Ostensibly about a management decision to withdraw supplies of refreshing fruit drink for the workforce, the strike quickly became big and relatively acrimonious, with massed pickets on the gates at the start of each day shift.
One particular day during the strike I remember very well indeed.
Going back a while, the man I reported to at Nigg was a retired colonel called David Girvan. He was a decent spud, dressed in his tweed jacket and cavalry twills, but with his clipped moustache and military manner he cut an unusual figure in a fabrication yard teaming with "bears" and "Hey Jimmies" in hard hats and rigger boots. He also enjoyed a dram.
One morning I walked into the office that I shared with him and Christine Watson from Inver, only to find him bent forward over his desk with one eye closed and the other about an inch from the desk top.
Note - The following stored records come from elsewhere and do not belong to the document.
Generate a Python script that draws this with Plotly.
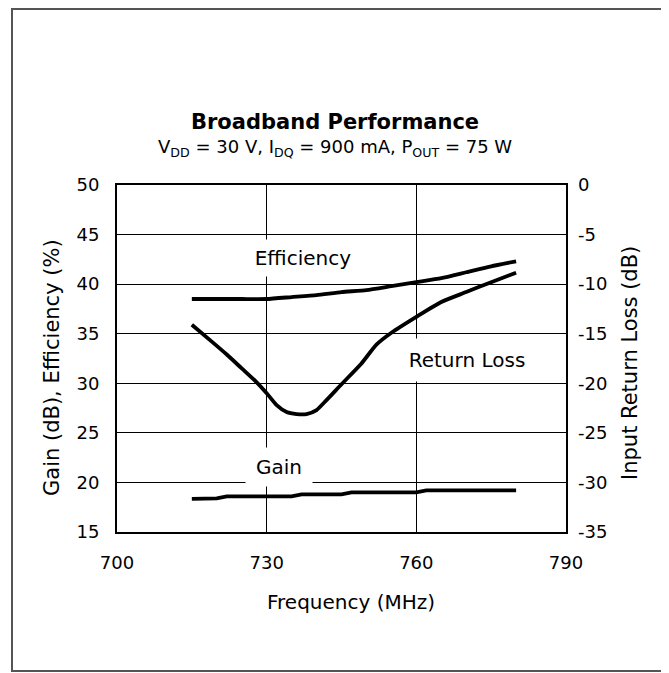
import plotly.graph_objects as go

# ---- data ----
freq_eff = [715, 720, 725, 730, 735, 740, 745, 750, 755, 760, 765, 770, 775, 780]
efficiency = [38.5, 38.5, 38.5, 38.5, 38.7, 38.9, 39.2, 39.4, 39.8, 40.2, 40.6, 41.2, 41.8, 42.3]

freq_rl = [715, 719, 722, 725, 728, 730, 732, 734, 736, 738, 740, 742, 745, 749, 752, 755, 760, 765, 770, 775, 780]
return_loss = [-14.1, -15.8, -17.1, -18.5, -19.9, -21.0, -22.2, -22.9, -23.1, -23.1, -22.7, -21.7,
               -20.1, -18.0, -16.1, -14.9, -13.3, -11.8, -10.8, -9.8, -8.85]

freq_gain = [715, 720, 722, 735, 737, 745, 747, 760, 762, 780]
gain = [18.35, 18.4, 18.6, 18.6, 18.8, 18.8, 19.0, 19.0, 19.2, 19.2]

x_ticks = [700, 730, 760, 790]
left_ticks = [15, 20, 25, 30, 35, 40, 45, 50]
right_ticks = [-35, -30, -25, -20, -15, -10, -5, 0]
right_tick_text = ["-35", "-30", "-25", "-20", "-15", "-10", "-5", "0"]

# page has an 8px body margin, so the figure is drawn 8px smaller and offset
OFF = 8
W, H = 669 - OFF, 673 - OFF
L, R, T, B = 117 - OFF, 566 - OFF, 185 - OFF, 532 - OFF   # plot area in figure pixels
FONT = "DejaVu Sans, Arial, sans-serif"


def px(xp):
    """reference-screen x pixel -> paper coordinate"""
    return (xp - OFF - L) / (R - L)


def py(yp):
    """reference-screen y pixel -> paper coordinate"""
    return (B - (yp - OFF)) / (B - T)


fig = go.Figure()
line = dict(color="black", width=3.8)
fig.add_trace(go.Scatter(x=freq_eff, y=efficiency, mode="lines",
                         line=dict(**line, shape="spline", smoothing=0.5),
                         yaxis="y", showlegend=False, hoverinfo="skip"))
fig.add_trace(go.Scatter(x=freq_gain, y=gain, mode="lines", line=line,
                         yaxis="y", showlegend=False, hoverinfo="skip"))
fig.add_trace(go.Scatter(x=freq_rl, y=return_loss, mode="lines",
                         line=dict(**line, shape="spline", smoothing=0.6),
                         yaxis="y2", showlegend=False, hoverinfo="skip"))

tickfont = dict(family=FONT, size=18, color="black")
labfont = dict(family=FONT, size=20, color="black")
axfont = dict(family=FONT, size=21, color="black")

fig.update_layout(
    width=W, height=H,
    margin=dict(l=L, r=W - R, t=T, b=H - B, autoexpand=False),
    paper_bgcolor="white", plot_bgcolor="white",
    xaxis=dict(range=[700, 790], tickvals=x_ticks, ticks="", showgrid=True, gridcolor="black", gridwidth=1,
               showline=True, linecolor="black", linewidth=2, mirror=True, zeroline=False,
               tickfont=tickfont, ticklabelstandoff=13),
    yaxis=dict(range=[15, 50], tickvals=left_ticks, ticks="", showgrid=True, gridcolor="black", gridwidth=1,
               showline=True, linecolor="black", linewidth=2, mirror=True, zeroline=False,
               tickfont=tickfont, ticklabelstandoff=12),
    yaxis2=dict(range=[-35, 0], tickvals=right_ticks, ticktext=right_tick_text, ticks="",
                overlaying="y", side="right",
                showgrid=False, zeroline=False, showline=False,
                tickfont=tickfont, ticklabelstandoff=11),
    shapes=[dict(type="rect", xref="paper", yref="paper", x0=px(12), x1=px(663), y0=py(9), y1=py(671),
                 line=dict(color="#555555", width=2), layer="below")],
    annotations=[
        dict(xref="paper", yref="paper", x=px(335), y=py(122), text="<b>Broadband Performance</b>",
             showarrow=False, font=dict(family=FONT, size=21, color="black"),
             xanchor="center", yanchor="middle"),
        dict(xref="paper", yref="paper", x=px(335), y=py(148),
             text="V<sub>DD</sub> = 30 V, I<sub>DQ</sub> = 900 mA, P<sub>OUT</sub> = 75 W",
             showarrow=False, font=dict(family=FONT, size=18, color="black"),
             xanchor="center", yanchor="middle"),
        # axis titles
        dict(xref="paper", yref="paper", x=px(351), y=py(602), text="Frequency (MHz)", showarrow=False,
             font=labfont, xanchor="center", yanchor="middle"),
        dict(xref="paper", yref="paper", x=px(52), y=py(368), text="Gain (dB), Efficiency (%)", showarrow=False,
             font=axfont, xanchor="center", yanchor="middle", textangle=-90),
        dict(xref="paper", yref="paper", x=px(630), y=py(363), text="Input Return Loss (dB)", showarrow=False,
             font=axfont, xanchor="center", yanchor="middle", textangle=-90),
        # curve labels with white boxes that interrupt the grid
        dict(xref="paper", yref="paper", x=px(303), y=py(257.5), text="Efficiency", showarrow=False,
             font=labfont, bgcolor="white", height=34, width=104, xanchor="center", yanchor="middle"),
        dict(xref="paper", yref="paper", x=px(467), y=py(360), text="Return Loss", showarrow=False,
             font=labfont, bgcolor="white", height=40, width=128, xanchor="center", yanchor="middle"),
        dict(xref="paper", yref="paper", x=px(279), y=py(467), text="Gain", showarrow=False,
             font=labfont, bgcolor="white", height=36, width=64, xanchor="center", yanchor="middle",
             valign="middle"),
    ],
)

fig.write_html("out.html")
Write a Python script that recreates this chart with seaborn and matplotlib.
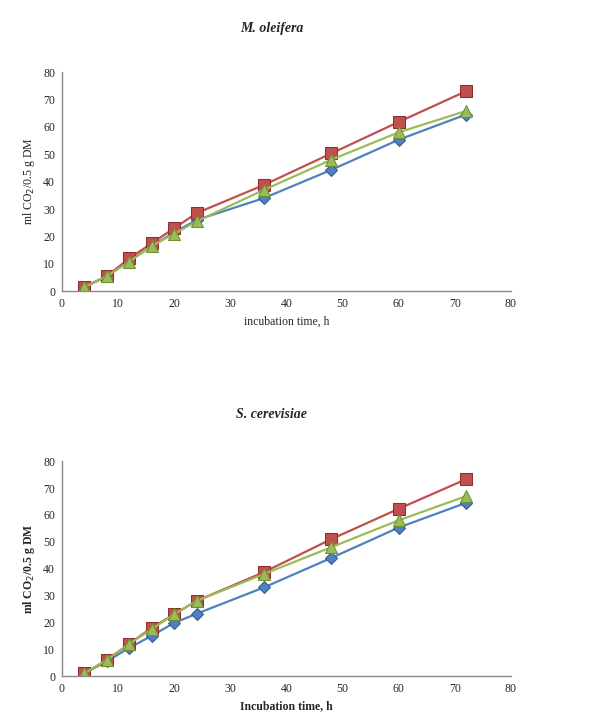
import numpy as np
import pandas as pd
import matplotlib
matplotlib.use("Agg")
import matplotlib.pyplot as plt
import seaborn as sns

# ----- DATA -----
hours = [4, 8, 12, 16, 20, 24, 36, 48, 60, 72]
series_names = ["A", "B", "C"]

oleifera_a = [1.5, 5.5, 11.0, 16.5, 21.5, 26.0, 34.0, 44.3, 55.3, 64.5]
oleifera_b = [1.5, 5.5, 12.0, 17.5, 23.0, 28.5, 38.8, 50.3, 61.8, 73.0]
oleifera_c = [1.5, 5.5, 10.8, 16.5, 21.0, 25.5, 37.0, 48.0, 58.0, 65.8]

cerevisiae_a = [1.0, 5.5, 10.5, 15.0, 19.8, 23.2, 33.0, 44.0, 55.3, 64.5]
cerevisiae_b = [1.0, 6.0, 12.0, 18.0, 23.0, 28.0, 38.7, 51.0, 62.3, 73.3]
cerevisiae_c = [1.0, 6.0, 12.0, 17.5, 23.0, 28.0, 38.0, 48.0, 58.0, 67.0]

panels = [
    ("M. oleifera", [oleifera_a, oleifera_b, oleifera_c], "incubation time, h", "normal"),
    ("S. cerevisiae", [cerevisiae_a, cerevisiae_b, cerevisiae_c], "Incubation time, h", "bold"),
]

palette = {"A": "#4F81BD", "B": "#C0504D", "C": "#9BBB59"}
markers = {"A": "D", "B": "s", "C": "^"}
edge = {"A": "#2F5C97", "B": "#8C2F2C", "C": "#6F8F32"}

# ----- PLOT -----
sns.set_style("white")
plt.rcParams["font.family"] = ["Liberation Serif", "DejaVu Serif"]

fig = plt.figure(figsize=(5.9, 7.28), dpi=100)
ax_pos = [[0.105, 0.600, 0.761, 0.301], [0.105, 0.0714, 0.761, 0.295]]
title_y = [0.961, 0.430]

for (title, vals, xlab, weight), pos, ty in zip(panels, ax_pos, title_y):
    ax = fig.add_axes(pos)
    df = pd.DataFrame({
        "time": np.tile(hours, len(series_names)),
        "co2": np.concatenate(vals),
        "series": np.repeat(series_names, len(hours)),
    })
    for name in series_names:
        sub = df[df["series"] == name]
        sns.lineplot(data=sub, x="time", y="co2", color=palette[name],
                     marker=markers[name], markersize=8 if name != "A" else 6,
                     markeredgecolor=edge[name], linewidth=1.6, ax=ax, legend=False)
    ax.set_xlim(0, 80)
    ax.set_ylim(0, 80)
    ax.set_xticks(range(0, 81, 10))
    ax.set_yticks(range(0, 81, 10))
    for s in ["top", "right"]:
        ax.spines[s].set_visible(False)
    for s in ["left", "bottom"]:
        ax.spines[s].set_color("#8a8a8a")
        ax.spines[s].set_linewidth(1.0)
    ax.tick_params(axis="both", direction="inout", length=4, width=0.8, color="#8a8a8a",
                   labelsize=8.5, pad=3)
    ax.set_xlabel(xlab, fontsize=8.5, fontweight=weight, labelpad=4)
    ax.set_ylabel("ml CO$_2$/0.5 g DM", fontsize=8.5, fontweight=weight, labelpad=4)
    fig.text(0.46, ty, title, ha="center", va="center", fontsize=10,
             fontstyle="italic", fontweight="bold")

fig.savefig("out.png", dpi=100, facecolor="white")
Unaware that I had entered the room, I heard the colonel mutter to himself "Thank God, it’s stopped moving…" Clearly it had been a heavy night.
Via an altercation with a gate pillar at the Delny House Hotel where he was staying, eventually the constabulary decided to relieve him of driving duties and his company car was handed over to me and Christine in order that one or other of us could drive him back and forth to Nigg. It was during the colonel’s year-long ban that the big strike took place – and what I remember is trying to drive the two of us through the massed picket.
"Whatever you do, Jamie, don’t in anyway antagonise them" the colonel nervously instructed me. "We don’t want this to get nasty". But as we slowly made our way through the strikers, I suddenly recognised two union officials that I had known during my days at Kishorn. They smiled and winked at me through the window. At this point I realised that there was a bit of fun to be had. Despite horrified protests from my passenger, I wound down my window, winked back, and gave them verbal what for.
The result of this was a thunder of protest, followed by the car being rocked by my friends and the crowd. Poor David Girvan, he thought the end had come. "You blithering idiot!" he spluttered "I expressly told you not to antagonise them!!" When we eventually got onto the site and into our office, he was off like a shot to the bottom drawer of the filing cabinet.
I would never have joined the hook-up and commissioning team in Aberdeen if I hadn’t been recommended by David Girvan. I may have had fun at his expense, but he was a generous man and I recognise this and remain grateful to him, even after all these years. He is dead and gone now – but I thought of him too on Monday morning – in Clatt, in Aberdeenshire.